Required task | It is required that the lines from the top of the listing through the line with "obs = list(range(1, 100))" be reproduced exactly, excluding pictures.

Start Working data

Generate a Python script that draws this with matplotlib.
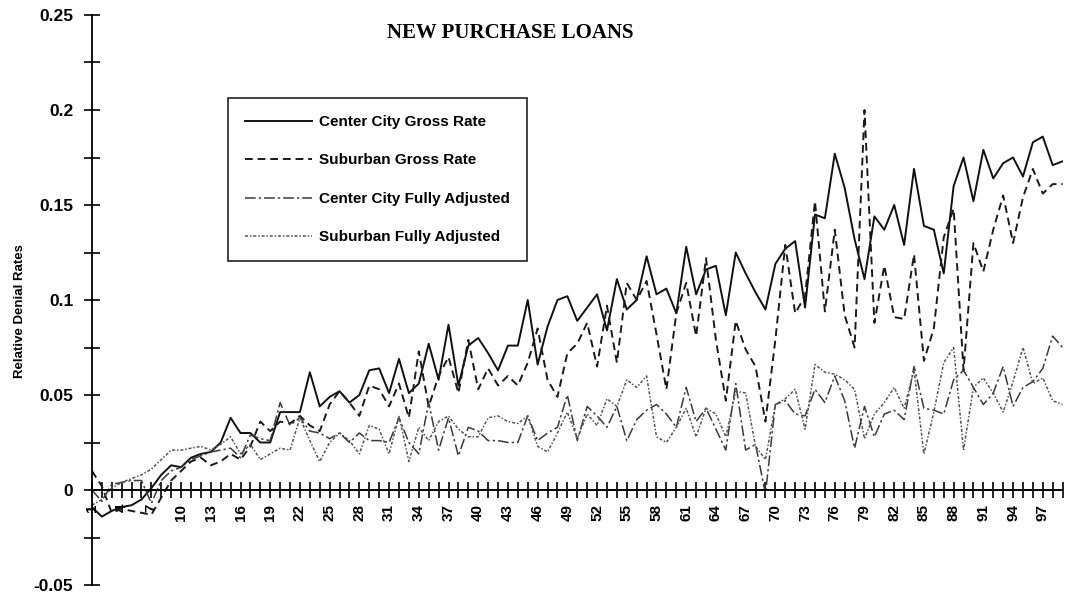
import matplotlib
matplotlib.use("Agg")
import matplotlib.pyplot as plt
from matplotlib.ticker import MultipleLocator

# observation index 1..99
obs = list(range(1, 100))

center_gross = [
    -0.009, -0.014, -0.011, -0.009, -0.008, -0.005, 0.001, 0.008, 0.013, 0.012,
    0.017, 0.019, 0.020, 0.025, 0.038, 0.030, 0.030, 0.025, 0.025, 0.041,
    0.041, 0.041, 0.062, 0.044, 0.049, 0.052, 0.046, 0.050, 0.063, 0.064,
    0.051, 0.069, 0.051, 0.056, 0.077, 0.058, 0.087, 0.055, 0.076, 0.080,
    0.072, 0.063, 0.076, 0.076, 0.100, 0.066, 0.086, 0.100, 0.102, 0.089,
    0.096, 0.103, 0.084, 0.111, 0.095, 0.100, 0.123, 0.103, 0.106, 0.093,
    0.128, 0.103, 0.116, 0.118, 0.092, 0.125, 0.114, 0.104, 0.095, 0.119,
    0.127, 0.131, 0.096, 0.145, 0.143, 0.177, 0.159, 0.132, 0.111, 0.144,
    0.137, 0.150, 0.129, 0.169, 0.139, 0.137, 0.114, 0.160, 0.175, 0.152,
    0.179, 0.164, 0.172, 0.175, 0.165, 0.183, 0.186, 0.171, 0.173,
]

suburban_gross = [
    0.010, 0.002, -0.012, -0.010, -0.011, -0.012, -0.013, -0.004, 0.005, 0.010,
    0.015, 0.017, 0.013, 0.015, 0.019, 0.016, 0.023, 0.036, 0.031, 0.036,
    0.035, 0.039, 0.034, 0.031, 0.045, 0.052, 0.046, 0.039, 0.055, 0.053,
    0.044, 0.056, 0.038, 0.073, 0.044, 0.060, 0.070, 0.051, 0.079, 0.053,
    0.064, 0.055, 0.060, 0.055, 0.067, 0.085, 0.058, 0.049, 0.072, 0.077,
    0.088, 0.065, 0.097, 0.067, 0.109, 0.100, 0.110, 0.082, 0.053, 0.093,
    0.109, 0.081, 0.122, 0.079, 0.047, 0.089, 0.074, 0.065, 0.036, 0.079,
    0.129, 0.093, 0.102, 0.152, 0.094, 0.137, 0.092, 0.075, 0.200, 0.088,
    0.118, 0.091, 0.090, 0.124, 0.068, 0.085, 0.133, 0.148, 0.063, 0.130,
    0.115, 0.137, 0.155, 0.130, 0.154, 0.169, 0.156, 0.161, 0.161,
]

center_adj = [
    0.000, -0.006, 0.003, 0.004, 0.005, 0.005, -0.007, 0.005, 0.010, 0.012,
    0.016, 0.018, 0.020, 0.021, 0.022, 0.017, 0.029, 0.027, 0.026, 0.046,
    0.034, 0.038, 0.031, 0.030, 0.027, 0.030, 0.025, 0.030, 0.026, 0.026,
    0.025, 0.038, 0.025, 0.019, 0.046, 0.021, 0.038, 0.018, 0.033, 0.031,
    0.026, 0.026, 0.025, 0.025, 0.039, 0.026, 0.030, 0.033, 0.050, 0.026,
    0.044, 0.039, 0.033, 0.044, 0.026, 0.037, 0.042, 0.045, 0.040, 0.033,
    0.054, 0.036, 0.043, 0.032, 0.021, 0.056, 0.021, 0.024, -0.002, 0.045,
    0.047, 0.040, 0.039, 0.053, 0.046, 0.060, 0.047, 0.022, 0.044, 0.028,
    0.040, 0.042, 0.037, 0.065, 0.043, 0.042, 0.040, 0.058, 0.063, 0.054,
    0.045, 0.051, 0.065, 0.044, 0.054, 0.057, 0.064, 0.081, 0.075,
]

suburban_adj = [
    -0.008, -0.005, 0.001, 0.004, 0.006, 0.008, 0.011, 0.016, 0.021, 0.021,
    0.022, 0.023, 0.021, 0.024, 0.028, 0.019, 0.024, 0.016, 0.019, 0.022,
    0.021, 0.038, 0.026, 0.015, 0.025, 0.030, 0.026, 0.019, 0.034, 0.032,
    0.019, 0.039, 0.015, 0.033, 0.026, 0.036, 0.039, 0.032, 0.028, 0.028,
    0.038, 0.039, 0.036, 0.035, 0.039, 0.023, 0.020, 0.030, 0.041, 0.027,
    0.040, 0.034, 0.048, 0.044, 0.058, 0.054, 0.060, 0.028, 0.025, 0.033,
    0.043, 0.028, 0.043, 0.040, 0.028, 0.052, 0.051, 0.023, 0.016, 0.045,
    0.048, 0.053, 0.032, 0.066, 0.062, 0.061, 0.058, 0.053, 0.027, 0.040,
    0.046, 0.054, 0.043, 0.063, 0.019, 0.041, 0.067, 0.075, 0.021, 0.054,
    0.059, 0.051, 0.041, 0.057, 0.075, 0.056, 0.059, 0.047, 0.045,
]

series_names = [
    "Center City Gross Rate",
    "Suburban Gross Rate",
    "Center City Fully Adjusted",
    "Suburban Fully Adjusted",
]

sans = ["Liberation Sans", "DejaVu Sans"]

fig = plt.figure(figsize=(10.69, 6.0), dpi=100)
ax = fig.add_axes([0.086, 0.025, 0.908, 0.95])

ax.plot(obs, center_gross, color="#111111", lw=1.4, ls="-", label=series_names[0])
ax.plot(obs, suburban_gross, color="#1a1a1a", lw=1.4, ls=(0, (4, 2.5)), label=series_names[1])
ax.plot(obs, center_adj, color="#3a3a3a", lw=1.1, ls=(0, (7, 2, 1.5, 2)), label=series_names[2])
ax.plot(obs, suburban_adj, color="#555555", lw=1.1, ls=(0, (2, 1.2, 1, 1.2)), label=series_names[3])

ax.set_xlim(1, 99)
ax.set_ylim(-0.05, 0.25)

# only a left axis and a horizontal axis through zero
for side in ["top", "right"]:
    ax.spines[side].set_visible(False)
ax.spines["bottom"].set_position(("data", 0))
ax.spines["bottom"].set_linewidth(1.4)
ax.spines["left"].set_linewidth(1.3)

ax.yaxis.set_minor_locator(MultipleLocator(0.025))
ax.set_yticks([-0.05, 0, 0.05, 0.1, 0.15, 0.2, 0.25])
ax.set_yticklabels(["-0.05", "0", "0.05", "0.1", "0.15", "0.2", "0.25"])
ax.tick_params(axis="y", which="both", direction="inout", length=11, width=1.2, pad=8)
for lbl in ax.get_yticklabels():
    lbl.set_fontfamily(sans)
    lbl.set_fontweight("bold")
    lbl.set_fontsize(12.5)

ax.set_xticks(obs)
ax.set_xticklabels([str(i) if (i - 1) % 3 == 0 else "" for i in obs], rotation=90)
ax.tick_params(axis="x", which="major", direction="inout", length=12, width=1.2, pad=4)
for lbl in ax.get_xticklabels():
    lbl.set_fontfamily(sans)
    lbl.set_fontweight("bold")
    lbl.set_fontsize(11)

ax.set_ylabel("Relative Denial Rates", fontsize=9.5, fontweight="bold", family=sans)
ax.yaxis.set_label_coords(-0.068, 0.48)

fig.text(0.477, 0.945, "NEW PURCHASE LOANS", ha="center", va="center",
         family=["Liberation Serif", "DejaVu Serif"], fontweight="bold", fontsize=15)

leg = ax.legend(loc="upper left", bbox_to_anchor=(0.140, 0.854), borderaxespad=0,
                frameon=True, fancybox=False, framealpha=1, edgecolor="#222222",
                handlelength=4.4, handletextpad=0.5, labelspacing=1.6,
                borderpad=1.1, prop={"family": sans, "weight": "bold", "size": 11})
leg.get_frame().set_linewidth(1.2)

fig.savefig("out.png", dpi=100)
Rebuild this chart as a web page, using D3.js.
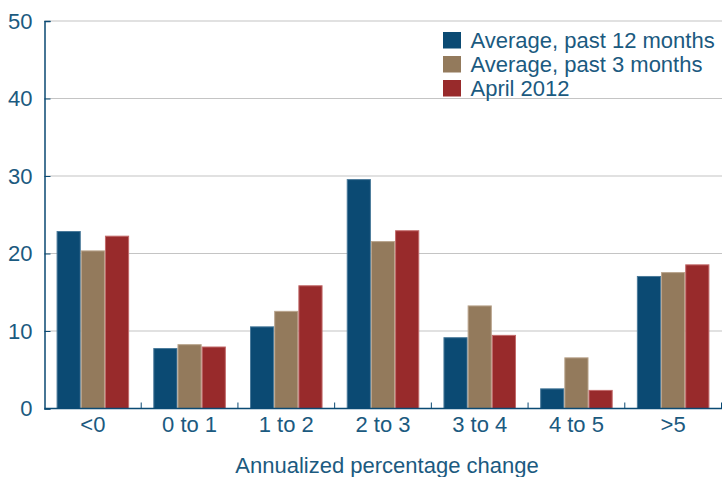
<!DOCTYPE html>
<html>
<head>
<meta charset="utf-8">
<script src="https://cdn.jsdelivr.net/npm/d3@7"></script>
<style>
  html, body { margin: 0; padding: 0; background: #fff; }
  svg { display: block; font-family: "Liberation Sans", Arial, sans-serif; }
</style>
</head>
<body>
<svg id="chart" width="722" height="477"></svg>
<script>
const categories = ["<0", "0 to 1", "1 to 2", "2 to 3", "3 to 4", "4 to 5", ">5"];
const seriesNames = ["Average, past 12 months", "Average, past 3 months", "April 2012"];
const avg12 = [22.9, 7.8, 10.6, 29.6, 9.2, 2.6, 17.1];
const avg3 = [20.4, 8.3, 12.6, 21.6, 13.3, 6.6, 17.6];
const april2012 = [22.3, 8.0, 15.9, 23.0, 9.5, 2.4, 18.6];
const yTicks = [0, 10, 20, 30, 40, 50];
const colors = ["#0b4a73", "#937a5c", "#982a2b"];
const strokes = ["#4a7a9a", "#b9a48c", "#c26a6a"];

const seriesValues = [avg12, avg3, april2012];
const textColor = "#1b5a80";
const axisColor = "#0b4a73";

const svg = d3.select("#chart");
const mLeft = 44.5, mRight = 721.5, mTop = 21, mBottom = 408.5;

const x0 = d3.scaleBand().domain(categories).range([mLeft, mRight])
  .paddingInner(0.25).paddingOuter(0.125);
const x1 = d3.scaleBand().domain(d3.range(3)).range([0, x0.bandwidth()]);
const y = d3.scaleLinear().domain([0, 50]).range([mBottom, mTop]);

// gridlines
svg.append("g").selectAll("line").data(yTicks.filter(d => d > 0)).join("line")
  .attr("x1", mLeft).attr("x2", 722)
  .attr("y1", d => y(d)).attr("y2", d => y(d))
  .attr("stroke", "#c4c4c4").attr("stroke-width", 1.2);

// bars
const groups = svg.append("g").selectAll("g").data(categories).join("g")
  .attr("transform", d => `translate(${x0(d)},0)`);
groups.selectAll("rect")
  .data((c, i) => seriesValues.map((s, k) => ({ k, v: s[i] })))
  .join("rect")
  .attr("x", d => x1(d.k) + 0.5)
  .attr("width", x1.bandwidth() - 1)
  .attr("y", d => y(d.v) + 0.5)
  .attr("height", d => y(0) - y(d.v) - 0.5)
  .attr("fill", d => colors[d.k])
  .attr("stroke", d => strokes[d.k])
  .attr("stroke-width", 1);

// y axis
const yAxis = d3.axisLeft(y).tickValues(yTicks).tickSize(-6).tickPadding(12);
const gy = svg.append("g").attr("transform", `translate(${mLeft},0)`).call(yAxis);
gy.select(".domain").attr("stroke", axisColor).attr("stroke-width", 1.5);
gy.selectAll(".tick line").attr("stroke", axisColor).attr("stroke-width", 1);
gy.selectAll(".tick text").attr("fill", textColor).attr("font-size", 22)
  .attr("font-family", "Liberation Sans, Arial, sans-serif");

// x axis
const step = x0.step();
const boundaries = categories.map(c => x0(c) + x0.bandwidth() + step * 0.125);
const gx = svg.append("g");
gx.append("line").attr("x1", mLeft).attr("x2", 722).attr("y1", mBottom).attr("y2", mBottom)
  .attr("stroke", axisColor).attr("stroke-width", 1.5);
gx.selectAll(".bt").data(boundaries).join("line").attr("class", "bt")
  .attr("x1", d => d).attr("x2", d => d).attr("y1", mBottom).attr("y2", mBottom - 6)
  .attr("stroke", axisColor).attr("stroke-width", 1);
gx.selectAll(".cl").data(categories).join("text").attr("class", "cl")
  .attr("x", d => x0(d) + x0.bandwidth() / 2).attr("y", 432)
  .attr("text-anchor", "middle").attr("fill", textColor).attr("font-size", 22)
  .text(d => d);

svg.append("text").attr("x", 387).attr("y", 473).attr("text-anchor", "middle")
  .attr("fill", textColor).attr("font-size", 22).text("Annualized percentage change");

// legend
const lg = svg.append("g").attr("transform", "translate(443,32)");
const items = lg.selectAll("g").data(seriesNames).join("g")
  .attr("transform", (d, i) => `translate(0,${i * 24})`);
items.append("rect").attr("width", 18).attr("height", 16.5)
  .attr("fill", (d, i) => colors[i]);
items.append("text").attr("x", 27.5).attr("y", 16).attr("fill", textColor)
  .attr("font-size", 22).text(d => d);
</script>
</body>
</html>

End Working data

Solution to this exercise |
Generate a Python script that draws this with matplotlib.
import matplotlib
matplotlib.use("Agg")
import matplotlib.pyplot as plt
from matplotlib.ticker import MultipleLocator

# observation index 1..99
obs = list(range(1, 100))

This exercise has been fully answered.